▸ Supplied material

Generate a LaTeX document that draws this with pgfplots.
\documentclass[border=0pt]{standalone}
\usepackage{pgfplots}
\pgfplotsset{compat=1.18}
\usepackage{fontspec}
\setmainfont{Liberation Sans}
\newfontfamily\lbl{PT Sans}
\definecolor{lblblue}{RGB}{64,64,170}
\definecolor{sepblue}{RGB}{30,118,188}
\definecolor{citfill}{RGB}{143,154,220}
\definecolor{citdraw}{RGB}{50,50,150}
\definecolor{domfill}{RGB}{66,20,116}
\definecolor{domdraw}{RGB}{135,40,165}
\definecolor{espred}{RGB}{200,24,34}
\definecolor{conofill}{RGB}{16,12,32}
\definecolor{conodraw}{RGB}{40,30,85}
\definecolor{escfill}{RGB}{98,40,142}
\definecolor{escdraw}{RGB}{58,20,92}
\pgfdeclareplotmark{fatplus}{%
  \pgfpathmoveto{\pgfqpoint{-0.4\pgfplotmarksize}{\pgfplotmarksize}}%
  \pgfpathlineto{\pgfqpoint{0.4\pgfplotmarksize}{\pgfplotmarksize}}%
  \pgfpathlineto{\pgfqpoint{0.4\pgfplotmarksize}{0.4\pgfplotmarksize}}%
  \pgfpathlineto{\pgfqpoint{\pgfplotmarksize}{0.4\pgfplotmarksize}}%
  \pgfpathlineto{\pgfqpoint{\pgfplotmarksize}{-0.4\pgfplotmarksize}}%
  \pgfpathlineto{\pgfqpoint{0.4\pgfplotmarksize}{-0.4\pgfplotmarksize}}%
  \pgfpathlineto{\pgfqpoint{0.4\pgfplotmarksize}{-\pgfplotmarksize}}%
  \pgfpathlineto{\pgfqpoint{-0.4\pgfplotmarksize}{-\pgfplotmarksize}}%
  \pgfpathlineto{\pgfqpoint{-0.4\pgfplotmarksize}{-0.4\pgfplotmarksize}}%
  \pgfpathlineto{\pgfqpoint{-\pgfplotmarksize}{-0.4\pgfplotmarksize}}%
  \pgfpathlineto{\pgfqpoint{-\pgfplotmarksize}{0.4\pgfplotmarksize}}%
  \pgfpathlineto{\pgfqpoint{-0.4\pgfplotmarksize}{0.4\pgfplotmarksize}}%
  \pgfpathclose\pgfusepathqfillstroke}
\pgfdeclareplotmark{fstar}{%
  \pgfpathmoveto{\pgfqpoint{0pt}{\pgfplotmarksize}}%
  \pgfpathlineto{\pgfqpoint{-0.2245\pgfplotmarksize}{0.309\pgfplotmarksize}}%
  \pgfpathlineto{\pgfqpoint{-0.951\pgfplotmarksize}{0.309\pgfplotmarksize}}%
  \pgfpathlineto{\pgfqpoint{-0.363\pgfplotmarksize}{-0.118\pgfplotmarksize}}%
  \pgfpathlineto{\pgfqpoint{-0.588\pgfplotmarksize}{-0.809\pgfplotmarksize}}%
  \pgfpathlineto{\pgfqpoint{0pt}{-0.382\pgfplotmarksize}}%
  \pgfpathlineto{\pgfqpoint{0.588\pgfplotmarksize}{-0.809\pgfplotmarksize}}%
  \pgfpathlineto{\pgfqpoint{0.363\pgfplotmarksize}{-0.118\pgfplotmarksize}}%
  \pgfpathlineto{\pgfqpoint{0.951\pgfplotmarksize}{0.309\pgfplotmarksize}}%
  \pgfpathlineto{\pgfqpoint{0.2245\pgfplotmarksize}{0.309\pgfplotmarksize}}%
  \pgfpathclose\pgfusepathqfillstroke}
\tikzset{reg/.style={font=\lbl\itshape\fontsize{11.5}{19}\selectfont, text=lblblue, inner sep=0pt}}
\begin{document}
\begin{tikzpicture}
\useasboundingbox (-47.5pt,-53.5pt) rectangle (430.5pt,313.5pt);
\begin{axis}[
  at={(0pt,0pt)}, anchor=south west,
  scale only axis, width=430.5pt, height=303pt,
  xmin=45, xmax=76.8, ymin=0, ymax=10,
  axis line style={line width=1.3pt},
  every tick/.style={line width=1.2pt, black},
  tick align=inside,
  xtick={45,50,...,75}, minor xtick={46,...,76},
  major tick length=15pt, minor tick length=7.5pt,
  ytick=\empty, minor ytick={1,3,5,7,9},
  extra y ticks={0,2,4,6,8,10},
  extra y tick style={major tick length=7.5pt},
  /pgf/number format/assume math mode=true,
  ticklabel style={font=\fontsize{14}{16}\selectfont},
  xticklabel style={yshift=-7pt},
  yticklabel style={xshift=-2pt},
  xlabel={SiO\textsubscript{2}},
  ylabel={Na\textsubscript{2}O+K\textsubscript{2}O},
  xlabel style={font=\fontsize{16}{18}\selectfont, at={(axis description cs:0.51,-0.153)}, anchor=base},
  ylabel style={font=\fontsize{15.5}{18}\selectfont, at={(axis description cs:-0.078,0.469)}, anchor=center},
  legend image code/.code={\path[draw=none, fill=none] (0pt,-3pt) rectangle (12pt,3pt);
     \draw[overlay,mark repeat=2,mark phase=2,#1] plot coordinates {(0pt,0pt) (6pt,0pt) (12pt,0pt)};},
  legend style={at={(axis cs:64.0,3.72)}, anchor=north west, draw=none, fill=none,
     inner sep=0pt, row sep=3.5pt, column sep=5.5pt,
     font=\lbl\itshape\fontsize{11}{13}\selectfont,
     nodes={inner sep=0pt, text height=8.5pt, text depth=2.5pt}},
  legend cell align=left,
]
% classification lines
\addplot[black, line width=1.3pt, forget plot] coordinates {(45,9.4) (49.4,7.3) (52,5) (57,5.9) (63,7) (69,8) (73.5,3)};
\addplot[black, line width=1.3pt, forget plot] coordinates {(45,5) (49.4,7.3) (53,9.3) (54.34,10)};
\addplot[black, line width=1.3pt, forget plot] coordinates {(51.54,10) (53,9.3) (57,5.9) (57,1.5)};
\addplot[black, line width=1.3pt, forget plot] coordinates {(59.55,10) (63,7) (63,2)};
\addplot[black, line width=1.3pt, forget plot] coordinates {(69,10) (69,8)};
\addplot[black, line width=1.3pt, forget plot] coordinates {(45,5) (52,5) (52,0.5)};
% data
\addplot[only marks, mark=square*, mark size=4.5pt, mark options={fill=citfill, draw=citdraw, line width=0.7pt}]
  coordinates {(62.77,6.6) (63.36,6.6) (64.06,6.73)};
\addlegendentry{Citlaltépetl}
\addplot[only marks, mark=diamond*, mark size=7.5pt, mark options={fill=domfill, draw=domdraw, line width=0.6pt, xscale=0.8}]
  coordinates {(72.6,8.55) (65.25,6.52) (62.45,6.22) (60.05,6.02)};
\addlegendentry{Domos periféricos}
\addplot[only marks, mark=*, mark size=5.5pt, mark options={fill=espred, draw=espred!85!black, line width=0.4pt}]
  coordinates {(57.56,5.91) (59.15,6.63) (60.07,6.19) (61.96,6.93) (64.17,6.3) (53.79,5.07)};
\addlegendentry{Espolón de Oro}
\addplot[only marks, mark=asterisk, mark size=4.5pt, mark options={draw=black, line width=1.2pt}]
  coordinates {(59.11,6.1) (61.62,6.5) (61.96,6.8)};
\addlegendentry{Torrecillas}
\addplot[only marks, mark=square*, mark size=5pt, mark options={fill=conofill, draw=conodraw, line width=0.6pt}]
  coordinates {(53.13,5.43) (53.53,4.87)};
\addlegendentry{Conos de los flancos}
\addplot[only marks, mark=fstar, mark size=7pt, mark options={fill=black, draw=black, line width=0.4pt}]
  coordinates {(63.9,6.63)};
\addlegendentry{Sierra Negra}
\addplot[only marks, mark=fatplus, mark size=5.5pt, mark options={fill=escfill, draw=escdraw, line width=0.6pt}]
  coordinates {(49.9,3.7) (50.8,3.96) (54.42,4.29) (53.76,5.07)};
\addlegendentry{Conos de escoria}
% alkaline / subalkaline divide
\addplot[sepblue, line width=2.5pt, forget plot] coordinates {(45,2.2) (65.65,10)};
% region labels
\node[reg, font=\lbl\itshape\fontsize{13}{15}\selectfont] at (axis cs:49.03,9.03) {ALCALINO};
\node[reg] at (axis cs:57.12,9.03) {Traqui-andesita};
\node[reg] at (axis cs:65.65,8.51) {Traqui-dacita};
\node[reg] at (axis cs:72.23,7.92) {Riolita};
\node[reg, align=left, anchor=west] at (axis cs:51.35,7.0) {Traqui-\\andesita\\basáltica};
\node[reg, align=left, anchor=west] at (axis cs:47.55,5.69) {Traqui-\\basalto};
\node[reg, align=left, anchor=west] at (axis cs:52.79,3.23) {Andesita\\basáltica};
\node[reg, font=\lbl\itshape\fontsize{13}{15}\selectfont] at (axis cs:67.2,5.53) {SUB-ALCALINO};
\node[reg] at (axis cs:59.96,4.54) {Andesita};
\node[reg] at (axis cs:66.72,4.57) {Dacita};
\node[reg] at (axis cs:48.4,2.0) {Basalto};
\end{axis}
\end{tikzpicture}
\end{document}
...
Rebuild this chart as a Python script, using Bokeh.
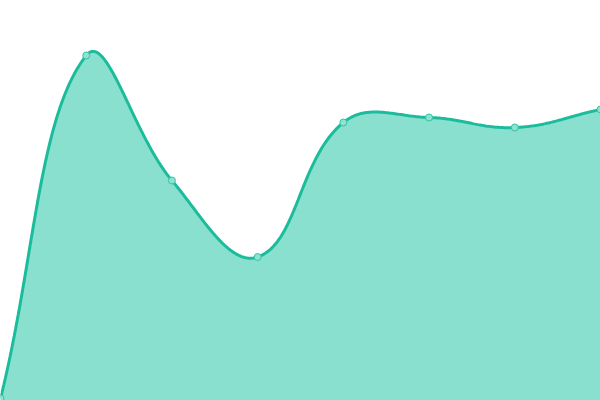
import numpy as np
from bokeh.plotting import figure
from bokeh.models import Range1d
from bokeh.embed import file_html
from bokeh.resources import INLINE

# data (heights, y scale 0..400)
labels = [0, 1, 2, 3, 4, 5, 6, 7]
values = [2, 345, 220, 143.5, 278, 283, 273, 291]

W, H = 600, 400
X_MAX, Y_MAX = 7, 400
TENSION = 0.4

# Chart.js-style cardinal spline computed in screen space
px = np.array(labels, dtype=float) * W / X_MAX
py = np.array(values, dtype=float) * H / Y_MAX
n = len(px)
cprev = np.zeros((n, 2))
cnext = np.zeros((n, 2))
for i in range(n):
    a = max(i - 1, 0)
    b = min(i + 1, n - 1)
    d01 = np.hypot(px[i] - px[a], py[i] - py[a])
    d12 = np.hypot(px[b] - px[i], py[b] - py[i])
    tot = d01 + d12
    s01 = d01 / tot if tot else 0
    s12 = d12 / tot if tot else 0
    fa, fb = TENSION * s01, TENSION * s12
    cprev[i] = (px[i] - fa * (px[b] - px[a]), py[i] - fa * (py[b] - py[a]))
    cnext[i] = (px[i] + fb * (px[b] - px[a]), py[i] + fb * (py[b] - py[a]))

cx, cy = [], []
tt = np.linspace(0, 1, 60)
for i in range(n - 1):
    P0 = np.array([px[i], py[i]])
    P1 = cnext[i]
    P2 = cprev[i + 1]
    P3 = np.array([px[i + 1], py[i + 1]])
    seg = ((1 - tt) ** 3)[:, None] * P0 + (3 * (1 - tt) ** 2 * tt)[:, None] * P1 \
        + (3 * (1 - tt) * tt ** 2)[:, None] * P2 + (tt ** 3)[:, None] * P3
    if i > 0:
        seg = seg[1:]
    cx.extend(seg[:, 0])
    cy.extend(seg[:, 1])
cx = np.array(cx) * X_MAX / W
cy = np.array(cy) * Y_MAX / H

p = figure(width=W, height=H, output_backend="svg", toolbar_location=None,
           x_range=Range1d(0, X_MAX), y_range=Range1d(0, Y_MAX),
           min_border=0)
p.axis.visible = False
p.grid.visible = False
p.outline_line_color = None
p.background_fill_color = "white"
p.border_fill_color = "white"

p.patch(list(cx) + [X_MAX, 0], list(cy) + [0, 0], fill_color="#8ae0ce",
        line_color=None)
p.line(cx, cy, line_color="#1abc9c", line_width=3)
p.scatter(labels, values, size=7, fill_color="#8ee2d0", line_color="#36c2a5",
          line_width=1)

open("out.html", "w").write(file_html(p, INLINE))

▸ Exercise prompt
Return only the number of lines in the preceding records that contain the string "this".

▸ Solved problem
2